Selon le correspondant moscovite du Financial Time, Telegram, la messagerie chiffrée des frères Durov, a répondu favorablement aux demandes de Moscou.
Le Roskomnadzor, chien de garde de l’internet russe, avait, pour rappel, menacé de bloquer le service si celui-ci ne s’engageait pas à travailler en bonne intelligence avec les autorités.
En apparence, une victoire pour la Russie
Ce mercredi, Pavel Durov, co-fondateur de la messagerie et émigré russe, a précisé qu’il se conformerait aux requêtes de l’État russe.
Bien que réservé sur les suites qu’il donnera à cette collaboration avec le Roskomnadzor, Durov assure là une victoire au moins symbolique pour Aleksandr Zharov, à la tête de l’agence et qui, par différents biais, multipliait les menaces à l’encontre de la messagerie chiffrée ces dernières semaines.
Zharov avait invité à Durov à inscrire sa société au registre officiel que les Russes tentent d’éditer. Ce dernier doit rassembler toutes les entreprises du web souhaitant, selon les mots du fonctionnaire, « travailler en accord avec la réglementation nationale ». Ce registre n’est en tant que tel pas engageant : il réunit simplement les informations sur les entreprises souhaitant rester en ligne en Russie. Et c’est, selon Pavel Durov, pour cela que Telegram a accepté de céder aux menaces.
Le co-fondateur a en effet été clair : son entreprise accepte de rejoindre la base de données du Roskomnadzor, mais ne se conformera pas aux lois sur les données.
Rappelons que ces dernières, qui sont soit entérinées par la Douma ou en cours d’adoption, exigent des services web un accès très large à leurs données : au minimum, les autorités veulent accéder à toutes les communications et données des six derniers mois, et aux métadonnées liées à ces dernières durant trois années. Ajoutons que cette armada législative sera complétée dès l’année prochaine par d’autres dispositifs, notamment la réquisition des clefs privées pour les communications chiffrées.
Pour de nombreux observateurs, ces lois sont aussi dangereuses qu’inapplicables.

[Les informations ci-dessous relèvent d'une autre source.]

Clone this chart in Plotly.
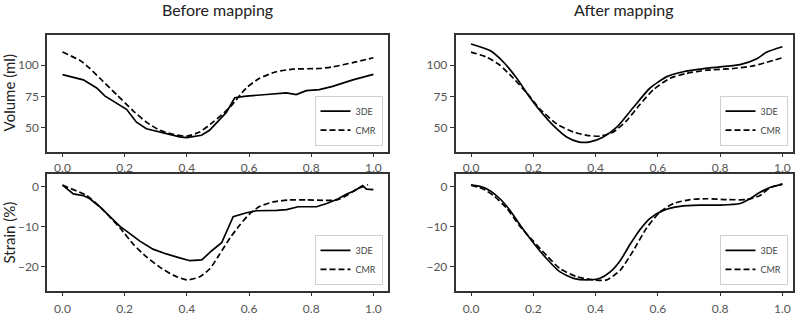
import plotly.graph_objects as go

# ---------------- data ----------------
x_tick_vals = [0.0, 0.2, 0.4, 0.6, 0.8, 1.0]
x_tick_labels = ["0.0", "0.2", "0.4", "0.6", "0.8", "1.0"]
vol_tick_vals = [50, 75, 100]
strain_tick_vals = [-20, -10, 0]

panel_titles = ["Before mapping", "After mapping"]
row_titles = ["Volume (ml)", "Strain (%)"]
series_names = ["3DE", "CMR"]

before_vol_3de_x = [0.0, 0.067, 0.11, 0.136, 0.206, 0.238, 0.27, 0.313, 0.377, 0.4, 0.447,
                    0.473, 0.527, 0.554, 0.591, 0.656, 0.72, 0.752, 0.784, 0.826, 0.869, 0.934, 1.0]
before_vol_3de_y = [92.5, 88.3, 81.8, 75.5, 64.8, 54.5, 49.2, 46.6, 42.7, 42.2, 44.0,
                    48.0, 62.3, 74.0, 75.3, 76.6, 77.9, 76.6, 79.7, 80.5, 83.1, 88.3, 92.7]

before_vol_cmr_x = [0.0, 0.056, 0.088, 0.131, 0.174, 0.227, 0.27, 0.313, 0.356, 0.4, 0.441,
                    0.484, 0.538, 0.591, 0.634, 0.688, 0.741, 0.826, 0.869, 0.934, 1.0]
before_vol_cmr_y = [110.5, 103.9, 97.4, 87.0, 76.6, 63.6, 54.5, 48.0, 44.8, 43.3, 46.6,
                    54.5, 66.2, 81.8, 89.6, 94.8, 96.9, 97.4, 98.7, 102.1, 106.0]

after_vol_3de_x = [0.0, 0.061, 0.104, 0.147, 0.179, 0.222, 0.264, 0.307, 0.345, 0.382, 0.425,
                   0.468, 0.521, 0.575, 0.629, 0.682, 0.736, 0.8, 0.864, 0.918, 0.95, 1.0]
after_vol_3de_y = [117.0, 111.7, 102.6, 89.6, 77.9, 63.6, 51.9, 42.7, 38.8, 38.8, 42.7,
                   50.5, 66.2, 81.8, 90.9, 94.8, 96.9, 98.7, 100.5, 105.2, 110.5, 114.8]

after_vol_cmr_x = [0.0, 0.05, 0.093, 0.136, 0.179, 0.222, 0.275, 0.329, 0.372, 0.414, 0.457,
                   0.5, 0.543, 0.586, 0.639, 0.693, 0.757, 0.843, 0.907, 1.0]
after_vol_cmr_y = [110.5, 106.5, 100.0, 89.6, 77.9, 64.8, 53.1, 46.6, 44.0, 43.3, 46.6,
                   55.8, 68.8, 80.5, 89.6, 93.5, 96.1, 97.4, 99.5, 106.0]

before_str_3de_x = [0.0, 0.035, 0.067, 0.088, 0.12, 0.152, 0.185, 0.206, 0.249, 0.291, 0.334,
                    0.377, 0.41, 0.448, 0.48, 0.512, 0.549, 0.592, 0.624, 0.689, 0.721, 0.758,
                    0.817, 0.85, 0.887, 0.914, 0.94, 0.965, 0.978, 1.0]
before_str_3de_y = [0.4, -1.8, -2.2, -3.0, -5.0, -7.5, -9.9, -11.1, -13.6, -15.6, -16.8,
                    -17.8, -18.5, -18.3, -16.0, -14.0, -7.5, -6.5, -6.0, -5.9, -5.7, -5.0,
                    -5.0, -4.2, -3.0, -1.8, -1.0, 0.3, -0.6, -0.7]

before_str_cmr_x = [0.0, 0.056, 0.078, 0.12, 0.185, 0.228, 0.271, 0.313, 0.356, 0.4, 0.442,
                    0.474, 0.506, 0.539, 0.571, 0.603, 0.635, 0.678, 0.731, 0.785, 0.839,
                    0.882, 0.914, 0.946, 0.983]
before_str_cmr_y = [0.4, -1.4, -2.2, -5.0, -10.3, -14.4, -17.6, -20.1, -22.1, -23.3, -22.5,
                    -20.5, -16.8, -12.8, -9.5, -6.7, -4.9, -3.8, -3.3, -3.3, -3.4,
                    -3.3, -2.2, -0.6, 0.5]

after_str_3de_x = [0.0, 0.029, 0.061, 0.093, 0.125, 0.157, 0.2, 0.243, 0.286, 0.329, 0.372,
                   0.414, 0.447, 0.479, 0.511, 0.543, 0.575, 0.618, 0.671, 0.736, 0.8,
                   0.864, 0.896, 0.928, 0.96, 1.0]
after_str_3de_y = [0.4, 0.1, -1.0, -3.0, -5.9, -9.5, -14.0, -18.0, -21.3, -22.9, -23.3,
                   -22.9, -21.3, -18.5, -14.4, -10.7, -7.9, -5.9, -4.9, -4.6, -4.6,
                   -4.2, -3.0, -1.4, -0.2, 0.65]

after_str_cmr_x = [0.0, 0.04, 0.072, 0.115, 0.157, 0.2, 0.243, 0.286, 0.34, 0.393, 0.436,
                   0.479, 0.521, 0.564, 0.607, 0.65, 0.704, 0.757, 0.821, 0.886, 0.928, 0.96, 1.0]
after_str_cmr_y = [0.4, -0.6, -2.2, -5.4, -9.9, -13.6, -17.2, -20.5, -22.5, -23.3, -23.3,
                   -20.9, -16.0, -10.3, -6.3, -4.2, -3.2, -3.0, -3.2, -3.2, -2.2, -0.2, 0.65]

# ---------------- layout constants ----------------
W, H = 799, 316
FONT = "Lato, 'Open Sans', sans-serif"
FRAME = "#333333"
TICKC = "#555555"

# pixel frames (left, right, top, bottom)
frames = {
    1: (47, 388, 36, 155),
    2: (455.5, 793, 36, 155),
    3: (47, 388, 178.3, 297.3),
    4: (455.5, 793, 178.3, 297.3),
}
xranges = {1: [-0.0498, 1.047], 2: [-0.0498, 1.034], 3: [-0.0498, 1.047], 4: [-0.0498, 1.034]}
yranges = {1: [31, 124], 2: [31, 124], 3: [-26, 3.1], 4: [-26, 3.1]}
yticks = {1: vol_tick_vals, 2: vol_tick_vals, 3: strain_tick_vals, 4: strain_tick_vals}
xstandoff = {1: 0, 2: 0, 3: 2, 4: 2}

curves = {
    1: (before_vol_3de_x, before_vol_3de_y, before_vol_cmr_x, before_vol_cmr_y, "linear"),
    2: (after_vol_3de_x, after_vol_3de_y, after_vol_cmr_x, after_vol_cmr_y, "spline"),
    3: (before_str_3de_x, before_str_3de_y, before_str_cmr_x, before_str_cmr_y, "linear"),
    4: (after_str_3de_x, after_str_3de_y, after_str_cmr_x, after_str_cmr_y, "spline"),
}

fig = go.Figure()
layout = dict(
    width=W, height=H,
    margin=dict(l=0, r=0, t=0, b=0),
    paper_bgcolor="white", plot_bgcolor="white",
    font=dict(family=FONT, color=TICKC, size=12),
    annotations=[],
)

for i in range(1, 5):
    l, r, t, b = frames[i]
    sfx = "" if i == 1 else str(i)
    xa, ya = "x" + sfx, "y" + sfx
    leg = "legend" + sfx
    x3, y3, xc, yc, shape = curves[i]
    fig.add_trace(go.Scatter(
        x=x3, y=y3, mode="lines", name=series_names[0], xaxis=xa, yaxis=ya, legend=leg,
        line=dict(color="black", width=1.7, shape=shape, smoothing=0.6 if shape == "spline" else None),
    ))
    fig.add_trace(go.Scatter(
        x=xc, y=yc, mode="lines", name=series_names[1], xaxis=xa, yaxis=ya, legend=leg,
        line=dict(color="black", width=1.7, dash="6px,3px", shape="spline", smoothing=0.6),
    ))
    common = dict(showline=True, linecolor=FRAME, linewidth=1.5, mirror=True,
                  showgrid=False, zeroline=False, ticks="outside", ticklen=4,
                  tickwidth=1, tickcolor=FRAME,
                  tickfont=dict(family=FONT, size=12, color=TICKC))
    layout["xaxis" + sfx] = dict(
        domain=[l / W, r / W], range=xranges[i], anchor=ya,
        tickvals=x_tick_vals, ticktext=x_tick_labels,
        ticklabelstandoff=xstandoff[i], **common)
    layout["yaxis" + sfx] = dict(
        domain=[1 - b / H, 1 - t / H], range=yranges[i], anchor=xa,
        tickvals=yticks[i], **common)
    layout[leg] = dict(
        x=(r - 5.5) / W, xanchor="right", y=1 - (b - 6) / H, yanchor="bottom",
        bgcolor="rgba(255,255,255,0.85)", bordercolor="#d0d0d0", borderwidth=1,
        font=dict(family=FONT, size=9, color="#444444"),
        itemwidth=30, tracegroupgap=0,
    )

for j, title in enumerate(panel_titles):
    l, r, t, b = frames[j + 1]
    layout["annotations"].append(dict(
        text=title, x=(l + r) / 2 / W, y=1 - 10 / H, xref="paper", yref="paper",
        xanchor="center", yanchor="middle", showarrow=False,
        font=dict(family=FONT, size=16, color="#222222")))

for k, title in enumerate(row_titles):
    l, r, t, b = frames[1 + 2 * k]
    layout["annotations"].append(dict(
        text=title, x=9 / W, y=1 - (t + b) / 2 / H, xref="paper", yref="paper",
        xanchor="center", yanchor="middle", textangle=-90, showarrow=False,
        font=dict(family=FONT, size=15, color="#222222")))

fig.update_layout(**layout)
fig.write_html("out.html", config={"displayModeBar": False},
               post_script="document.body.style.margin='0px';")
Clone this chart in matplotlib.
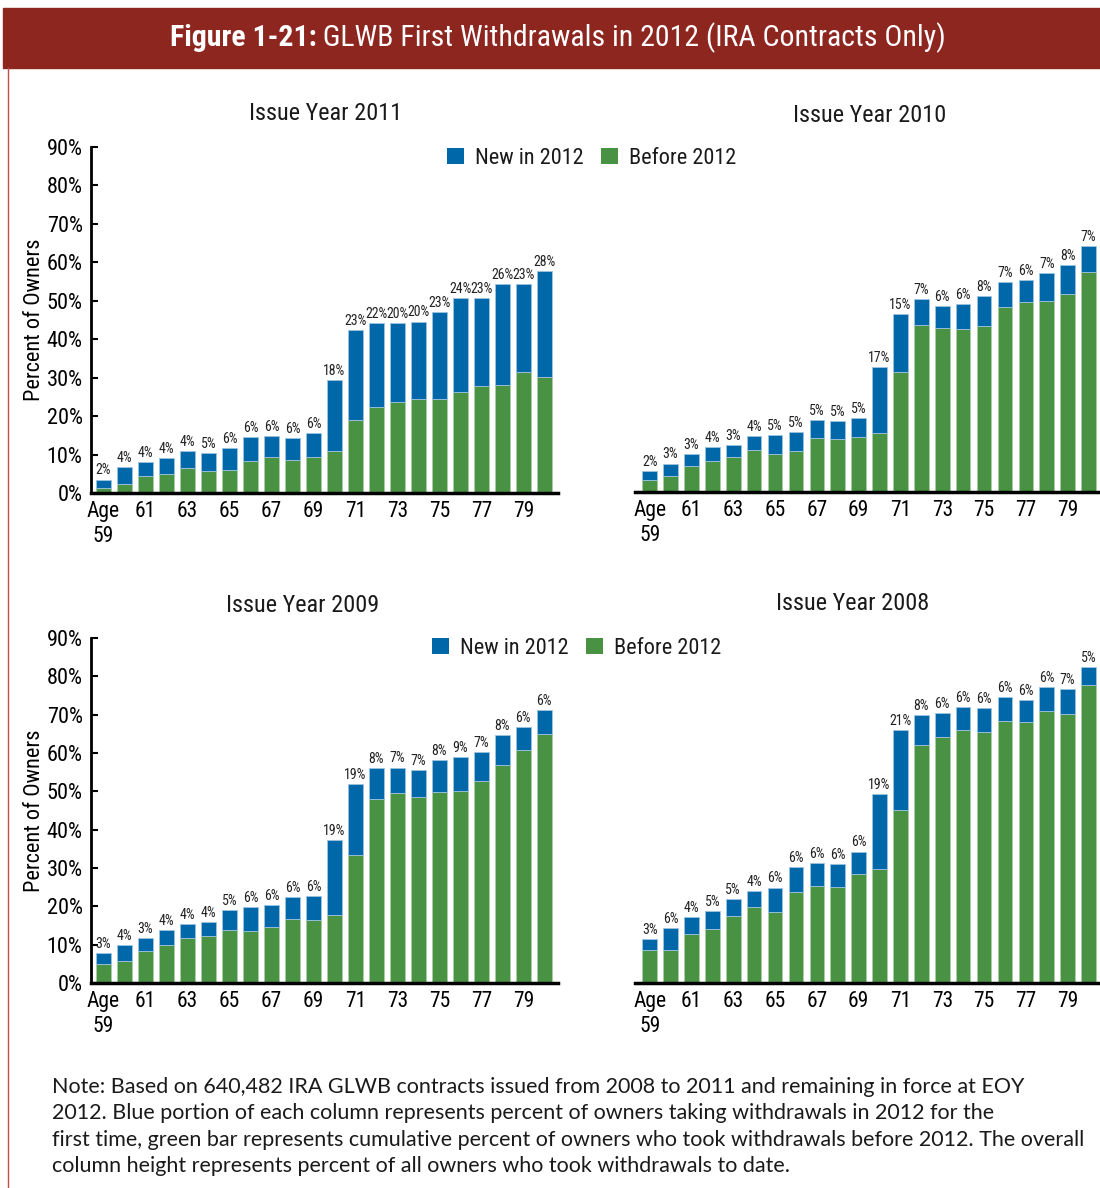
import matplotlib
matplotlib.use("Agg")
import matplotlib.pyplot as plt
from matplotlib import font_manager as fm
from matplotlib.patches import Patch, Rectangle
from matplotlib.lines import Line2D

# ages 59..80
ages = list(range(59, 81))
tick_labels = ["Age\n59"] + [str(a) for a in range(61, 81, 2)]

before_2011 = [1.2, 2.4, 4.3, 4.9, 6.6, 5.7, 6.1, 8.3, 9.3, 8.6, 9.4, 11.0, 19.0, 22.4, 23.7, 24.4, 24.4, 26.2, 27.8, 28.1, 31.6, 30.1]
new_2011 = [2.3, 4.3, 3.7, 4.2, 4.3, 4.6, 5.7, 6.2, 5.6, 5.7, 6.3, 18.3, 23.4, 21.7, 20.4, 20.2, 22.6, 24.4, 22.8, 26.3, 22.8, 27.6]

before_2010 = [3.0, 4.1, 6.7, 8.1, 9.2, 11.0, 10.0, 10.7, 14.0, 13.9, 14.4, 15.4, 31.3, 43.5, 42.7, 42.5, 43.3, 48.0, 49.4, 49.7, 51.5, 57.1]
new_2010 = [2.4, 3.3, 3.2, 3.7, 3.0, 3.6, 4.8, 5.0, 4.7, 4.6, 4.8, 17.2, 14.9, 6.6, 5.7, 6.3, 7.6, 6.6, 5.7, 7.2, 7.6, 6.9]

before_2009 = [5.0, 5.8, 8.4, 9.8, 11.7, 12.3, 13.8, 13.6, 14.5, 16.8, 16.5, 17.8, 33.4, 48.0, 49.6, 48.5, 49.7, 50.2, 52.8, 57.0, 60.7, 65.0]
new_2009 = [2.7, 4.1, 3.3, 3.9, 3.6, 3.6, 5.3, 6.1, 5.8, 5.7, 6.1, 19.4, 18.6, 8.0, 6.6, 7.0, 8.4, 8.7, 7.4, 7.6, 6.0, 6.1]

before_2008 = [8.5, 8.7, 12.8, 14.1, 17.4, 19.7, 18.5, 23.8, 25.4, 25.1, 28.5, 29.8, 45.2, 62.2, 64.1, 66.1, 65.5, 68.4, 68.2, 71.0, 70.1, 77.8]
new_2008 = [3.0, 5.6, 4.3, 4.6, 4.6, 4.2, 6.4, 6.4, 5.8, 5.9, 5.8, 19.4, 20.9, 7.6, 6.3, 5.8, 6.2, 6.2, 5.6, 6.1, 6.6, 4.6]

note_lines = [
    "Note: Based on 640,482 IRA GLWB contracts issued from 2008 to 2011 and remaining in force at EOY",
    "2012. Blue portion of each column represents percent of owners taking withdrawals in 2012 for the",
    "first time, green bar represents cumulative percent of owners who took withdrawals before 2012. The overall",
    "column height represents percent of all owners who took withdrawals to date.",
]

BLUE = "#0067a9"
GREEN = "#4a9243"
RED = "#8e2620"

# narrow font if we have one
names = {f.name for f in fm.fontManager.ttflist}
narrow = "DejaVu Sans"
for cand in ["Roboto Condensed", "Liberation Sans Narrow", "Open Sans Condensed"]:
    if cand in names:
        narrow = cand
        break
plt.rcParams["font.family"] = [narrow, "DejaVu Sans"]
plt.rcParams["text.color"] = "#1a1a1a"

W, H = 1100, 1188
fig = plt.figure(figsize=(W / 100, H / 100), dpi=100)


def fx(px):
    return px / W


def fy(py):
    return 1 - py / H


# header band
fig.patches.append(Rectangle((fx(3), fy(68)), 1 - fx(3), fy(8) - fy(68),
                             transform=fig.transFigure, color=RED, zorder=0))
fig.lines.append(Line2D([fx(8), fx(8)], [0, fy(68)], transform=fig.transFigure,
                        color="#c0504a", lw=1))

renderer = fig.canvas.get_renderer()
t1 = fig.text(0, fy(38), "Figure 1-21:", color="white", fontsize=21.5,
              fontweight="bold", va="center", ha="left")
t2 = fig.text(0, fy(38), " GLWB First Withdrawals in 2012 (IRA Contracts Only)",
              color="white", fontsize=21.5, va="center", ha="left")
w1 = t1.get_window_extent(renderer).width
w2 = t2.get_window_extent(renderer).width
start = 558 - (w1 + w2) / 2
t1.set_x(fx(start))
t2.set_x(fx(start + w1))

panels = [
    ("Issue Year 2011", before_2011, new_2011, (91, 558, 147, 493), True, (326, 113)),
    ("Issue Year 2010", before_2010, new_2010, (635, 1099, 146, 492), False, (870, 116)),
    ("Issue Year 2009", before_2009, new_2009, (91, 558, 638, 983), True, (303, 605)),
    ("Issue Year 2008", before_2008, new_2008, (635, 1099, 638, 983), False, (853, 604)),
]

x = list(range(len(ages)))
for title, before, new, (l, r, t, b), left, (tx, ty) in panels:
    ax = fig.add_axes([fx(l), fy(b), fx(r) - fx(l), fy(t) - fy(b)])
    ax.bar(x, before, width=0.7, color=GREEN, edgecolor="#a9cfa3", linewidth=0.6)
    ax.bar(x, new, bottom=before, width=0.7, color=BLUE, edgecolor="#9cc4e2", linewidth=0.6)
    for xi, bv, nv in zip(x, before, new):
        ax.annotate(f"{round(nv)}%", (xi, bv + nv), xytext=(0, 1.5),
                    textcoords="offset points", ha="center", va="bottom",
                    fontsize=10, color="#222222")
    ax.set_ylim(0, 90)
    if left:
        ax.set_xlim(-0.6, 21.65)
    else:
        ax.set_xlim(-0.7, 21.5)
    ax.set_xticks(x[::2])
    ax.set_xticklabels(tick_labels, fontsize=15.5)
    ax.tick_params(axis="x", length=0, pad=6)
    for s in ["top", "right"]:
        ax.spines[s].set_visible(False)
    ax.spines["bottom"].set_linewidth(2.5)
    if left:
        ax.set_yticks(range(0, 91, 10))
        ax.set_yticklabels([f"{v}%" for v in range(0, 91, 10)], fontsize=16)
        ax.tick_params(axis="y", direction="in", length=5, width=1.5, pad=6)
        ax.spines["left"].set_linewidth(2)
        ax.set_ylabel("Percent of Owners", fontsize=16, labelpad=4)
        ax.yaxis.set_label_coords(-(l - 45) / (r - l), 0.5)
    else:
        ax.spines["left"].set_visible(False)
        ax.set_yticks([])
    fig.text(fx(tx), fy(ty), title, fontsize=17.5, ha="center", va="center")

handles = [Patch(facecolor=BLUE, label="New in 2012"), Patch(facecolor=GREEN, label="Before 2012")]
for lx, ly in [(447, 158), (432, 648)]:
    fig.legend(handles=handles, loc="center left", bbox_to_anchor=(fx(lx), fy(ly)),
               ncol=2, frameon=False, fontsize=16, handlelength=0.75, handleheight=0.75,
               handletextpad=0.5, columnspacing=0.8, borderaxespad=0, borderpad=0)

# note: fit first line to the reference width
note_font = ["Lato", "DejaVu Sans"]
probe = fig.text(0, 0, note_lines[0], fontsize=16, family=note_font)
pw = probe.get_window_extent(renderer).width
probe.remove()
note_size = 16 * 974 / pw
for i, line in enumerate(note_lines):
    fig.text(fx(52), fy(1087 + i * 26.3), line, fontsize=note_size, va="center",
             ha="left", family=note_font)

fig.savefig("out.png", dpi=100)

Le FT considère par exemple que les opérateurs téléphoniques russes qui y sont soumis n’auront probablement jamais l’infrastructure technique pour soutenir une telle surveillance et la conservation des données de leurs utilisateurs.
« S’ils veulent nous bloquer, autant le faire pour une raison sérieuse »
Au quotidien financier, Durov ne cache pas ses intentions. « Nous ne voulions pas donner aux autorités une chance de bloquer Telegram sous prétexte que nous n’aurions pas livré des données absurdes comme le nom de notre société. S’ils veulent nous bloquer, autant qu’ils le fassent pour une raison sérieuse » critique celui qui quittait en 2013 la Russie à cause des pressions gouvernementales qui touchaient alors Vkontakte, sa précédente société.
Zharov a tout de même souhaité prendre la parole pour se féliciter du choix des Durov. Le chef du Roskomnadzor a précisé à une agence presse privée : « Nous nous félicitions de cette positon. Je suis sûr que toutes les compagnies de télécommunication internationales devront faire la même chose. Suivre les lois de la Russie est obligatoire pour toutes les sociétés qui travaillent sous la juridiction russe. »
Mais à l’évidence, le bras de fer entre l’état Russe et Telegram n’est pas terminé. Le Roskomnadzor devra alors, si les Durov se tiennent à ces déclarations, procéder à un arbitrage délicat : bloquer Telegram, messagerie très populaire dans le pays qui a bercé ses créateurs, les charismatiques Durov ?
Pour le moment, l’État russe prépare sa deuxième manche avec Telegram. Depuis les menaces de Zharov, la télévision publique a publié une série de reportages réalisés avec les services secrets sur l’utilisation de la messagerie par les terroristes. Le pouvoir tente de rendre coupable la messagerie, aux yeux des Russes, de la menace terroriste et du trafic de drogue local.
Le FSB est allé jusqu’à annoncer, lundi, que Telegram serait l’allié naturel des terroristes à cause du chiffrement, une technologie qui sert selon les services secrets russes à « cacher des conspirations criminelles ». Frappée récemment par des terribles attaques terroristes, la Russie semble plus que jamais prête à entendre ce type de discours.